J.B. Spins

Jazz, film, and improvised culture.

Thursday, July 06, 2017

NYAFF ’17: Destruction Babies

The world did Ashihara wrong, so he will make the world pay. He is not too particularly about whom. Anyone handy will do. When the entitled rage of the Occupy movement is combined with the voyeurism of social media-saturated, bad things are sure to happen in Tetsuya Mariko’s Destruction Babies (trailer here), which screens during the 2017 New York Asian Film Festival.

Eighteen-year-old Taira Ashihara and his twelvish-year-old brother Shota drew a sad lot in life. After their mother abandoned them and their father died at an early age, the Brothers Ashihara have lived above the garage where Taira used to work. The owner, Kazuo Kondo, fancies himself their benefactor, but he is really just another exploiter. Finally, the elder brother snaps and lights off on a brawling bender, attacking nearly everyone he comes across.

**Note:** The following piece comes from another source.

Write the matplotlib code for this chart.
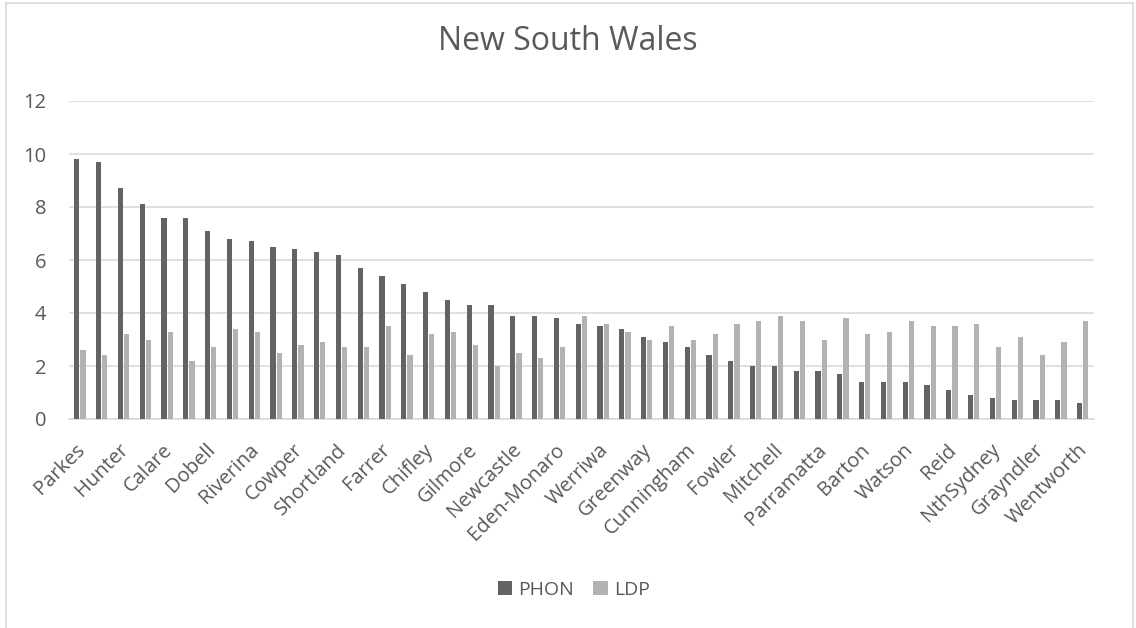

Taira will take innumerable beatings, but he always dusts himself off and joins the battle again. Two of his favorite foes are the yakuza running a downtown hostess club and group of loutish high school students. Unlike his mates, Yuya Kitahara is initially careful to avoid direct fighting, but when he sees what an internet sensation Kaira has become, he decides to switch sides and facilitate his rampage. Something about Taira’s recklessness appeals to sociopathic misogyny. This is especially true when they kidnap Nana, a hostess at the yakuza club.

The first half of the film is weirdly effective portraying Taira’s impotent rage. He definitely has grievances, he just can’t explain them, per se. Essentially, it is a lot like watching Michael Douglas’s Dfens character from Falling Down, on a nasty meth jag. Sadly, the second half down-shifts into a sadistic abduction thriller, executed in such neutral terms, any possible takeaway remains elusive.

Still, it is not for a lack of trying on Nana Komatsu’s part. She makes her namesake’s big shocking moment almost believable. Likewise, Masaki Suda is profoundly disturbing as Kitahara, an utterly rotten kid, thoroughly desensitized by social media. In contrast, Yûya Yaguira is cold, cruel, and clammy as Taira.

Even at its best, Destruction is a grubby, abrasive film. However, there is something brutally effective about its early primal simplicity. Ironically, by broadening the focus, Mariko and co-screenwriter Kôhei Kiyasu turn it into a rather unsavory morality play. Recommended in a strictly limited context for those with a taste for extreme cinema, Destruction Babies screens this Sunday (7/9) at the Walter Reade, as part of this year’s NYAFF.